Reading Evening Post

What do we want from the budget? We need some better control over the public finances so we do not get pushed more and more in to collective debt. We need better management of the public services, so they deliver more for less.

Consumers are still spending. The latest figures show that has held up reasonably well. The savings rate is also on the rise, mainly owing to people borrowing less or repaying some debt. That’s no surprise, given how difficult it is to get a loan and how overborrowed some had become. The public is learning to handle the new situation, by getting out of debt and by shopping around for the bargains and discounts.

Those with floating rate mortgages and other loans have the pleasure of deciding how to spend the extra money they can keep as interest rates disappear, as long as they keep their jobs. Those on savings income have to tighten their belts, as their needs are ignored.

The two parts of the economy we need to do better, business and exports, remain weak. The government continues to hijack the money , increasing the squeeze on companies through its taxes and regulations. We need a recovery based around increased business investment and a higher level of exports. So far we just have the favourable consumer impact from lower interest rates and the extra incomes of the growing army of public sector employees.

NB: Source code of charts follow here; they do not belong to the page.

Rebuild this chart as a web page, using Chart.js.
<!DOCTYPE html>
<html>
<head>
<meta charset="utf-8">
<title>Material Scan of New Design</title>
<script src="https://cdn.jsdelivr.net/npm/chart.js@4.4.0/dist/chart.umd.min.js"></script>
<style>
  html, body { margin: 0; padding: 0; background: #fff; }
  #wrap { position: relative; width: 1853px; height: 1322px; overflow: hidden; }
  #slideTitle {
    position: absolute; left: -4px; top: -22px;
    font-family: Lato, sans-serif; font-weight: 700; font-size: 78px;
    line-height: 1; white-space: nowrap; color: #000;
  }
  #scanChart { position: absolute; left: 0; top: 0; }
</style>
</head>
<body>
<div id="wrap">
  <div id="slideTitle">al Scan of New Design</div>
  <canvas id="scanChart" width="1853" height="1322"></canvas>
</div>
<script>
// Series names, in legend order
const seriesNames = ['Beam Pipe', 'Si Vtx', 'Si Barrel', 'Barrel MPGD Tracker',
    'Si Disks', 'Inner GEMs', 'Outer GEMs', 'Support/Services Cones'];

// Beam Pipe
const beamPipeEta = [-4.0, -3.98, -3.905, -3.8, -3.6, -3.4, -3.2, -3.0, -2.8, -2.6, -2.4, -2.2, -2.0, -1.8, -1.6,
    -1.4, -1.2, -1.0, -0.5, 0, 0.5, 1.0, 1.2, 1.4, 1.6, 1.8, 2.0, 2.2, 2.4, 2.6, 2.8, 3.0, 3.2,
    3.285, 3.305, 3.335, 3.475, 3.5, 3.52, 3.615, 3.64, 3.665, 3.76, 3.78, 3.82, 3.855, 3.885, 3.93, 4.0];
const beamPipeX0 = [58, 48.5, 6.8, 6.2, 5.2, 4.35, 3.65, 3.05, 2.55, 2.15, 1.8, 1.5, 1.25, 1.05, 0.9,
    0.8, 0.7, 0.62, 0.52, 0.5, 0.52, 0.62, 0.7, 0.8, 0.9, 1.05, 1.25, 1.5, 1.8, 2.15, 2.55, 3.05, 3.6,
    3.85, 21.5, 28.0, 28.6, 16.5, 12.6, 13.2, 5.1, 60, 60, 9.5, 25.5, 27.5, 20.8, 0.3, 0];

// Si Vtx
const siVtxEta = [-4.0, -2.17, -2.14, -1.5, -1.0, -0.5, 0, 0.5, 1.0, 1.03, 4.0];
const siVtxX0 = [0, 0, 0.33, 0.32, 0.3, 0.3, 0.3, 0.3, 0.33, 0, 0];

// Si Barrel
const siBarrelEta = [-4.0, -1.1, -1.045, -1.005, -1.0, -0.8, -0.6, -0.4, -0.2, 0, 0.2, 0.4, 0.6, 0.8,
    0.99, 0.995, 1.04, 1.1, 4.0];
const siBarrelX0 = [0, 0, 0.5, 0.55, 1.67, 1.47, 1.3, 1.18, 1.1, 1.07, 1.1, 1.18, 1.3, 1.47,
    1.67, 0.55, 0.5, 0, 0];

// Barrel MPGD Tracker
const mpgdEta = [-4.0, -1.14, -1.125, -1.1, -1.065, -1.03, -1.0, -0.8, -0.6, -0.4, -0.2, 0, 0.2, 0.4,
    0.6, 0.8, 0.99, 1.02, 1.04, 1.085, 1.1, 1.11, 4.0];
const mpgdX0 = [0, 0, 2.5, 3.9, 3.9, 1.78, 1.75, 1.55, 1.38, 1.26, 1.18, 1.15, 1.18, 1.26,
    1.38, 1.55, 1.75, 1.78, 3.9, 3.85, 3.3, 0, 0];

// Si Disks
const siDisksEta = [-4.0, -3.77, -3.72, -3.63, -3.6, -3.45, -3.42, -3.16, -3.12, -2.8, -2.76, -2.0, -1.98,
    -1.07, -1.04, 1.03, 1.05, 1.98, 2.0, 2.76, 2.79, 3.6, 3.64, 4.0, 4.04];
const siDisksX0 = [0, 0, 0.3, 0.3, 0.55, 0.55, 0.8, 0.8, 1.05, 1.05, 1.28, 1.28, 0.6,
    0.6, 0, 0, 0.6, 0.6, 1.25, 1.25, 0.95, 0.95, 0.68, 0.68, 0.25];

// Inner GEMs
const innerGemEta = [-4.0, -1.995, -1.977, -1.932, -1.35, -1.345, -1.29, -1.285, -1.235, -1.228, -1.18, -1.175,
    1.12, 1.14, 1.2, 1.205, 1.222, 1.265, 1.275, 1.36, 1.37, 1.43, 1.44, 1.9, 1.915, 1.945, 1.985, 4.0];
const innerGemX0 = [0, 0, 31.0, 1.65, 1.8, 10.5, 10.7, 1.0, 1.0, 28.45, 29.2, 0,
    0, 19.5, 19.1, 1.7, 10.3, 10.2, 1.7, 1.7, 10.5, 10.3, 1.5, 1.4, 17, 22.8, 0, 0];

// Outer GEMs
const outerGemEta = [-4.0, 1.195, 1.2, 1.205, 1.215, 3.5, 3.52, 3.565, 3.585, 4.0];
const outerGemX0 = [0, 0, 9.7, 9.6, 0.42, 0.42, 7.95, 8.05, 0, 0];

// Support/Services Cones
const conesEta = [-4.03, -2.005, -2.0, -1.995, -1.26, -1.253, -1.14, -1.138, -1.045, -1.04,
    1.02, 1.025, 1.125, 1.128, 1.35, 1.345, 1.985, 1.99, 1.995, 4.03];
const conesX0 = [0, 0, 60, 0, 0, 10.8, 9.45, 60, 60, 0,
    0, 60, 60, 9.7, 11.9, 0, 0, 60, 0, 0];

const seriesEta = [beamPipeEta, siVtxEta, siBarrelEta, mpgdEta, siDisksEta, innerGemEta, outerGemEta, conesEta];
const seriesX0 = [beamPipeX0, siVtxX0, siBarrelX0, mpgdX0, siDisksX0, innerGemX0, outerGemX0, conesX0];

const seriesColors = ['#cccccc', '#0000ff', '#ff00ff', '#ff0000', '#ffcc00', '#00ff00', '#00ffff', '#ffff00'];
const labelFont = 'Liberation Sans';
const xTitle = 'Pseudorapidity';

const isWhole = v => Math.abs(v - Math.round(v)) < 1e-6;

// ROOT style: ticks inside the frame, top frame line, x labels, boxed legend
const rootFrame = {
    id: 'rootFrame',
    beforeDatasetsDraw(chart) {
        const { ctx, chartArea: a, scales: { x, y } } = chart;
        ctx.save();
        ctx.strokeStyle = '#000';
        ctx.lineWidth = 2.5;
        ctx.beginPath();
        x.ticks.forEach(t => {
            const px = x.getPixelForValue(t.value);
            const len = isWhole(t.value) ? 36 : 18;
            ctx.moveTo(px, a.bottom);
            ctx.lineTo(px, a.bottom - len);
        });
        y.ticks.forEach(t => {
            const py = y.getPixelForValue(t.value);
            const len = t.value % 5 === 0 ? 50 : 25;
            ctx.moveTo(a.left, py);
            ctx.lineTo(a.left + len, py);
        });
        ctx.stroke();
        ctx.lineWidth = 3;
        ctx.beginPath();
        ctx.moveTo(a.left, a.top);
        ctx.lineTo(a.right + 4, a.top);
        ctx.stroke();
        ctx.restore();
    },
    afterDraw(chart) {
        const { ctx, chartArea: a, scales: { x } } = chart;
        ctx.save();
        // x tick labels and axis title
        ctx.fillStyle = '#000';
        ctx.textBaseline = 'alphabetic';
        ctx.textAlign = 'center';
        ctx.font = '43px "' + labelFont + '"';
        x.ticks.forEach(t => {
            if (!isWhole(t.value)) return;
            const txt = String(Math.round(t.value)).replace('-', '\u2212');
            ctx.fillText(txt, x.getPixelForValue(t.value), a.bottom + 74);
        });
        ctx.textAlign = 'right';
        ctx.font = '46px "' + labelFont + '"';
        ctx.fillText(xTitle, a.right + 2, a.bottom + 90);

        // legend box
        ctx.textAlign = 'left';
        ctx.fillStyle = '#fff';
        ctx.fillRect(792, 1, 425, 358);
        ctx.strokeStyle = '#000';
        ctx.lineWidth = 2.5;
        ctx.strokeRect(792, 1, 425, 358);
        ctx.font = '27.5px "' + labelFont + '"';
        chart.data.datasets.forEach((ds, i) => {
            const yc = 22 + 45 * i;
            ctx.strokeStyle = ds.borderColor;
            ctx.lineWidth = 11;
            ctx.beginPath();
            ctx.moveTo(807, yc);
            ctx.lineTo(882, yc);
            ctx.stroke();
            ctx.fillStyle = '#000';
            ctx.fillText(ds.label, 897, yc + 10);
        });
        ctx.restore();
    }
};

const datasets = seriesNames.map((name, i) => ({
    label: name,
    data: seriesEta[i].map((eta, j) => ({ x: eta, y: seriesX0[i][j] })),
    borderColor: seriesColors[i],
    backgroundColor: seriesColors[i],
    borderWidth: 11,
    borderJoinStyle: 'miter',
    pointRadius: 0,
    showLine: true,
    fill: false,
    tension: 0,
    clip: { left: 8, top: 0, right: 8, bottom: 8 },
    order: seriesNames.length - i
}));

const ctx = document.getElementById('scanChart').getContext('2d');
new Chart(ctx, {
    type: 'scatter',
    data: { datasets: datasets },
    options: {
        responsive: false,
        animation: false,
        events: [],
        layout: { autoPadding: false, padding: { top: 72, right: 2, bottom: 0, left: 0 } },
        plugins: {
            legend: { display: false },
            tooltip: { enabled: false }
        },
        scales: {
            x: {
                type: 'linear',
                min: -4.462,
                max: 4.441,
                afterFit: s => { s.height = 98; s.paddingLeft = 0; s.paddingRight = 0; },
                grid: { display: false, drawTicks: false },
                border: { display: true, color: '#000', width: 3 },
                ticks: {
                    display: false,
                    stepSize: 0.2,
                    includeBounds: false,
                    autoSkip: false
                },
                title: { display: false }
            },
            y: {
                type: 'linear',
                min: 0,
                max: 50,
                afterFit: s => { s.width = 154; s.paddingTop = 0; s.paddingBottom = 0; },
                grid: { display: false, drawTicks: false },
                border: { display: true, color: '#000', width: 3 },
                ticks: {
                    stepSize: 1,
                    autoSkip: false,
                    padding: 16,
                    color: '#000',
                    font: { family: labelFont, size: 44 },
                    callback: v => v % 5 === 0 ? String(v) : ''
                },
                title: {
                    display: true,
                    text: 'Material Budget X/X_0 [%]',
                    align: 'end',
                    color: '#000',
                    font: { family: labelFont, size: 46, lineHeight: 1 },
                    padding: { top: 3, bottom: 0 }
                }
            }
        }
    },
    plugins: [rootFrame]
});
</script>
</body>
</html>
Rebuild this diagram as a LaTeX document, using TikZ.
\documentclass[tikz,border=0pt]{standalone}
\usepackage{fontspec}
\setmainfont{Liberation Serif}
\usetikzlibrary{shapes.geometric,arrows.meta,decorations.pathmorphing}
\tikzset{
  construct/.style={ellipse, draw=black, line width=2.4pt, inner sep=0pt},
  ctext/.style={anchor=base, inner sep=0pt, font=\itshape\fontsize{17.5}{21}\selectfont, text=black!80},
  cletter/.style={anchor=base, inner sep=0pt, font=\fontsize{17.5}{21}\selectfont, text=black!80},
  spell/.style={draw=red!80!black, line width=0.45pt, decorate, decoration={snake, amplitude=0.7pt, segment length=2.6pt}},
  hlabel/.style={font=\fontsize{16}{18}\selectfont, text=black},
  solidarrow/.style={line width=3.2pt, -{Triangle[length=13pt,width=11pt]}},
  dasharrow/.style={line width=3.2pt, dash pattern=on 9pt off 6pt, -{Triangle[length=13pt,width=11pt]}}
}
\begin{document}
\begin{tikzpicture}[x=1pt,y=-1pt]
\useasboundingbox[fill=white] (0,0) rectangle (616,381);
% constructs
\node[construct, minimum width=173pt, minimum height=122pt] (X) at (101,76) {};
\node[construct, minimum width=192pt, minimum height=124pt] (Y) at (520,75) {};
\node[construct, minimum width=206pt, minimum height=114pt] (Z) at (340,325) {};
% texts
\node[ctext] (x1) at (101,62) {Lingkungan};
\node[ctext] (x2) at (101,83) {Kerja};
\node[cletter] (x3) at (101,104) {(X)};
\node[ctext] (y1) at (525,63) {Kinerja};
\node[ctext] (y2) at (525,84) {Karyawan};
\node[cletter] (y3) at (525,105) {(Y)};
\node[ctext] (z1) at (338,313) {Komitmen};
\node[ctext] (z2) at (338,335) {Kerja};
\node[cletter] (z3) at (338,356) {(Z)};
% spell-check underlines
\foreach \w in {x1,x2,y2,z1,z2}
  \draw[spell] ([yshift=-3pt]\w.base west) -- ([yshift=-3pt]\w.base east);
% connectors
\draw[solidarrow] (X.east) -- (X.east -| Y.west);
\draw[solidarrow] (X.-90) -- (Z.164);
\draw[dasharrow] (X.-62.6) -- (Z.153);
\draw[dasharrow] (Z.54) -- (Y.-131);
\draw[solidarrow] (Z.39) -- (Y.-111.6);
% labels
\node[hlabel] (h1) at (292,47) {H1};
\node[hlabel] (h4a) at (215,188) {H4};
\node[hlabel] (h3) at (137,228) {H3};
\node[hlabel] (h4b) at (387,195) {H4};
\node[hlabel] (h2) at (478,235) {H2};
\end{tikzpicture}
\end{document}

We learn that Mr Darling may admit he needs to borrow a colossal £175 billion this year to pay for all the excess in his public spending figures and to feed the ever hungry nationalised banks. That’s borrowing £3000 extra for every man, woman and child. It would be good if he would start by admitting he borrowed more than £150 billion in the year to March 2009, and not the £78 billion he told us about in the Pre Budget Statement. We need an honest presentation of how bad the public finances are before we can start to clean them up.

We also learn he will be setting out some combination of higher taxes and lower spending to start to plug the gap in the Budget. The problem with higher tax rates is they can send business abroad and jobs overseas. In a highly competitive world you need to keep tax rates at a competitive level in order to maximise tax revenue. The UK is no longer very tax competitive and needs to be careful about any proposal for higher tax rates on individual and company income or gains.

What we need are some cuts in public spending. Not from the 25% of public spending that goes on the salaries of nurses, teachers, doctors and other front line service providers, but cuts from the rest. What we need is a government that understands spending too much will cause problems raising the money, will crowd out the private sector, and will make bringing the balance of payments back into order more difficult.

You can’t solve a crisis brought on by borrowing too much by borrowing more. Government spending is not necessarily reflationary, as you need to take the money from the private sector to be able to spend it in the public sector. Let’s hope this budget begins the necessary process of sobering up. The Prime Minister did not merely divorce Prudence. He is now holding a drink and drugs party on her grave.